Recommandation du comité
Recommandation du comité
- 450. Au vu des conclusions intérimaires qui précèdent, le comité invite le Conseil d'administration à approuver les recommandations suivantes:
- a) Le comité observe que les allégations présentées dans le présent cas concernent des événements qui se situent dans le contexte du changement de régime intervenu, dans des circonstances exceptionnelles, en décembre 1989.
- b) En ce qui concerne les allégations de licenciement massif dans le secteur public, le comité demande au gouvernement de lui communiquer des informations précises pour lui permettre d'évaluer si ces licenciements ont été motivés ou non par les activités ou les fonctions syndicales des fonctionnaires concernés.
- c) En ce qui concerne les allégations relatives aux menaces proférées contre des dirigeants syndicaux, à la perquisition et à la fermeture de locaux syndicaux et à des campagnes présumées d'intimidation contre les associations d'agents publics, le comité rappelle que les droits syndicaux ne peuvent s'exercer que dans un climat exempt de violence, de pressions ou de menaces de toutes sortes à l'encontre des syndicalistes et qu'il appartient aux gouvernements d'assurer le respect de ce principe. De plus, en ce qui concerne la perquisition effectuée dans des locaux syndicaux, il rappelle que la résolution concernant les droits syndicaux et leurs relations avec les libertés civiles, adoptée par la Conférence internationale du Travail à sa 54e session (1970), énonce que le droit à une protection adéquate des biens des syndicats constitue l'une des libertés civiles essentielles à l'exercice normal des droits syndicaux.

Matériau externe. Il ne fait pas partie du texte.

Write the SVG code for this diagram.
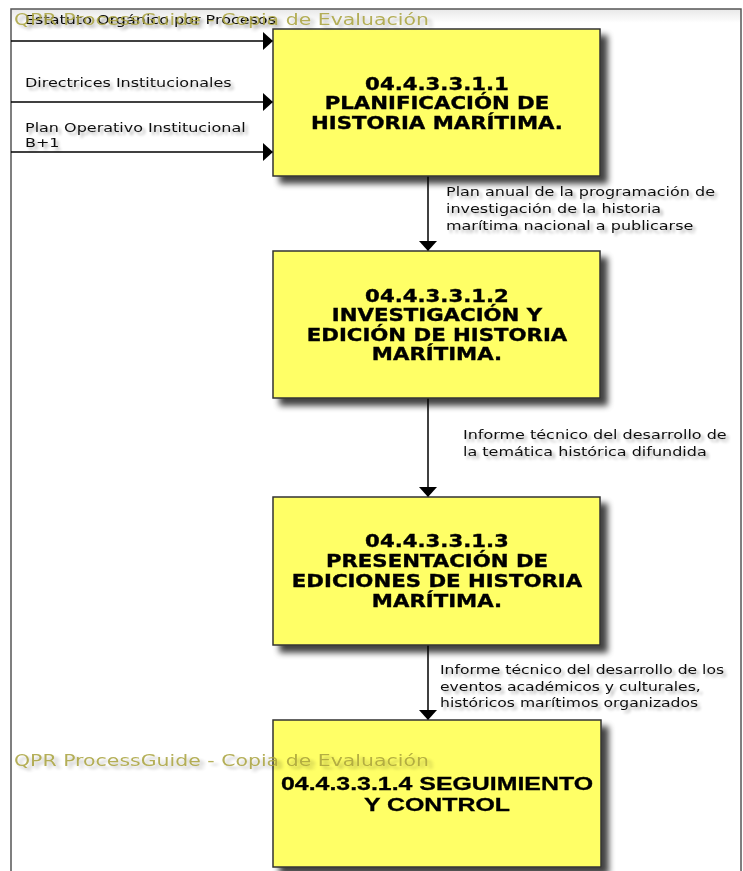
<svg xmlns="http://www.w3.org/2000/svg" width="743" height="871" viewBox="0 0 743 871">
  <defs>
    <filter id="boxShadow" x="-10%" y="-10%" width="130%" height="130%">
      <feGaussianBlur in="SourceAlpha" stdDeviation="3"/>
      <feOffset dx="7" dy="7" result="b"/>
      <feComponentTransfer><feFuncA type="linear" slope="0.75"/></feComponentTransfer>
      <feMerge><feMergeNode/><feMergeNode in="SourceGraphic"/></feMerge>
    </filter>
    <filter id="textShadow" x="-5%" y="-30%" width="115%" height="180%">
      <feGaussianBlur in="SourceAlpha" stdDeviation="1.6"/>
      <feOffset dx="3" dy="3"/>
      <feComponentTransfer><feFuncA type="linear" slope="0.3"/></feComponentTransfer>
      <feMerge><feMergeNode/><feMergeNode in="SourceGraphic"/></feMerge>
    </filter>
    <linearGradient id="topFade" x1="0" y1="0" x2="0" y2="1">
      <stop offset="0" stop-color="#e8e8e8"/>
      <stop offset="1" stop-color="#ffffff"/>
    </linearGradient>
    <!-- one arrowhead, turned along each connector -->
    <marker id="arrow" viewBox="0 0 10 18" markerWidth="10" markerHeight="18" refX="10" refY="9" orient="auto" markerUnits="userSpaceOnUse">
      <path d="M0,0 L10,9 L0,18 Z" fill="#000"/>
    </marker>
  </defs>
  <style>
    .box { fill: #ffff66; stroke: #333333; stroke-width: 1.5; }
    .title { font-family: "DejaVu Sans", Verdana, sans-serif; font-weight: bold; font-size: 17px; fill: #000; stroke: #000; stroke-width: 0.35; text-anchor: middle; }
    .title4 { font-family: "Liberation Sans", Arial, sans-serif; font-weight: bold; font-size: 19px; fill: #000; stroke: #000; stroke-width: 0.3; text-anchor: middle; }
    .label { font-family: "DejaVu Sans", Verdana, sans-serif; font-size: 13px; fill: #111; }
    .flow { stroke: #000; stroke-width: 1.5; fill: none; }
    .mark { font-family: "DejaVu Sans", Verdana, sans-serif; font-size: 16.5px; fill: #a8a23c; opacity: 0.85; }
  </style>

  <!-- frame -->
  <rect x="0" y="0" width="743" height="871" fill="#ffffff"/>
  <rect x="11" y="9" width="730" height="14" fill="url(#topFade)"/>
  <rect x="11" y="9" width="730" height="880" fill="none" stroke="#555" stroke-width="1.5"/>

  <!-- connectors -->
  <g id="connectors">
    <line class="flow" x1="11" y1="41" x2="273" y2="41" marker-end="url(#arrow)"/>
    <line class="flow" x1="11" y1="102" x2="273" y2="102" marker-end="url(#arrow)"/>
    <line class="flow" x1="11" y1="152" x2="273" y2="152" marker-end="url(#arrow)"/>
    <line class="flow" x1="428" y1="176" x2="428" y2="251" marker-end="url(#arrow)"/>
    <line class="flow" x1="428" y1="398" x2="428" y2="497" marker-end="url(#arrow)"/>
    <line class="flow" x1="428" y1="645" x2="428" y2="720" marker-end="url(#arrow)"/>
  </g>

  <!-- connector labels (wide-set type) -->
  <g id="labels" filter="url(#textShadow)">
    <g transform="translate(25,0) scale(1.23,1)">
      <text class="label" x="0" y="24">Estatuto Orgánico por Procesos</text>
      <text class="label" x="0" y="87">Directrices Institucionales</text>
      <text class="label" x="0" y="132">Plan Operativo Institucional</text>
      <text class="label" x="0" y="147">B+1</text>
    </g>
    <g transform="translate(446,0) scale(1.23,1)">
      <text class="label" x="0" y="196">Plan anual de la programación de</text>
      <text class="label" x="0" y="213">investigación de la historia</text>
      <text class="label" x="0" y="230">marítima nacional a publicarse</text>
    </g>
    <g transform="translate(463,0) scale(1.23,1)">
      <text class="label" x="0" y="439">Informe técnico del desarrollo de</text>
      <text class="label" x="0" y="456">la temática histórica difundida</text>
    </g>
    <g transform="translate(440,0) scale(1.2,1)">
      <text class="label" x="0" y="674">Informe técnico del desarrollo  de los</text>
      <text class="label" x="0" y="691">eventos académicos y culturales,</text>
      <text class="label" x="0" y="707">históricos marítimos organizados</text>
    </g>
  </g>

  <g id="node1">
    <rect class="box" x="273" y="29" width="327" height="147" filter="url(#boxShadow)"/>
    <g transform="translate(437,0) scale(1.25,1)">
      <text class="title" x="0" y="90">04.4.3.3.1.1</text>
      <text class="title" x="0" y="109">PLANIFICACIÓN DE</text>
      <text class="title" x="0" y="129">HISTORIA MARÍTIMA.</text>
    </g>
  </g>

  <g id="node2">
    <rect class="box" x="273" y="251" width="327" height="147" filter="url(#boxShadow)"/>
    <g transform="translate(437,0) scale(1.25,1)">
      <text class="title" x="0" y="302">04.4.3.3.1.2</text>
      <text class="title" x="0" y="321">INVESTIGACIÓN Y</text>
      <text class="title" x="0" y="341">EDICIÓN DE HISTORIA</text>
      <text class="title" x="0" y="360">MARÍTIMA.</text>
    </g>
  </g>

  <g id="node3">
    <rect class="box" x="273" y="497" width="327" height="148" filter="url(#boxShadow)"/>
    <g transform="translate(437,0) scale(1.25,1)">
      <text class="title" x="0" y="547">04.4.3.3.1.3</text>
      <text class="title" x="0" y="567">PRESENTACIÓN DE</text>
      <text class="title" x="0" y="587">EDICIONES DE HISTORIA</text>
      <text class="title" x="0" y="607">MARÍTIMA.</text>
    </g>
  </g>

  <g id="node4">
    <rect class="box" x="273" y="720" width="328" height="147" filter="url(#boxShadow)"/>
    <g transform="translate(437,0) scale(1.31,1)">
      <text class="title4" x="0" y="790">04.4.3.3.1.4 SEGUIMIENTO</text>
      <text class="title4" x="0" y="811">Y CONTROL</text>
    </g>
  </g>

  <!-- watermark -->
  <g id="watermark" filter="url(#textShadow)" transform="translate(14,0) scale(1.24,1)">
    <text class="mark" x="0" y="25">QPR ProcessGuide - Copia de Evaluación</text>
    <text class="mark" x="0" y="766">QPR ProcessGuide - Copia de Evaluación</text>
  </g>
</svg>
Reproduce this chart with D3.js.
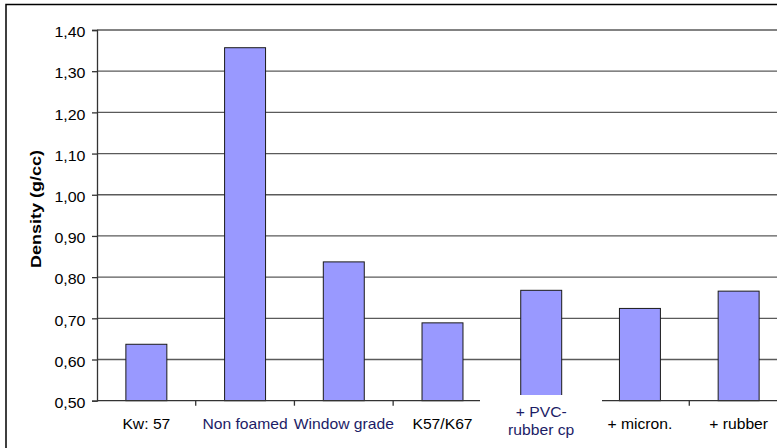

En conséquence, le comité invite instamment le gouvernement à appliquer pleinement ces principes.
- d) En ce qui concerne le licenciement et l'expulsion forcée de son poste de travail de la dirigeante syndicale Lourdes Salazar, le comité demande au gouvernement de l'informer des faits qui ont conduit au licenciement de ladite dirigeante et de lui faire savoir si elle a été réintégrée dans son poste de travail ou si elle a engagé une action judiciaire à cet effet. De même, il demande à être informé du résultat des actions en réintégration engagées par les travailleurs licenciés de la Jenny Manufacturing Inc. et de la suite donnée à la demande d'inconstitutionnalité présentée par ladite entreprise le 4 septembre 1990.
- e) Quant aux allégations de pratique de discrimination antisyndicale, d'empêchement mis à la tenue de réunions syndicales d'un syndicat en formation et de campagnes antisyndicales, le comité rappelle que les formalités prescrites par la loi pour créer un syndicat ne doivent pas être appliquées de manière à retarder ou à empêcher la formation des organisations professionnelles, comme cela est apparemment arrivé avec la demande de constitution présentée par le syndicat en formation à la Greenbay Overseas, ce qui a abouti au licenciement des sept membres du comité directeur provisoire dudit syndicat qui n'ont pas pu bénéficier de la protection du droit syndical.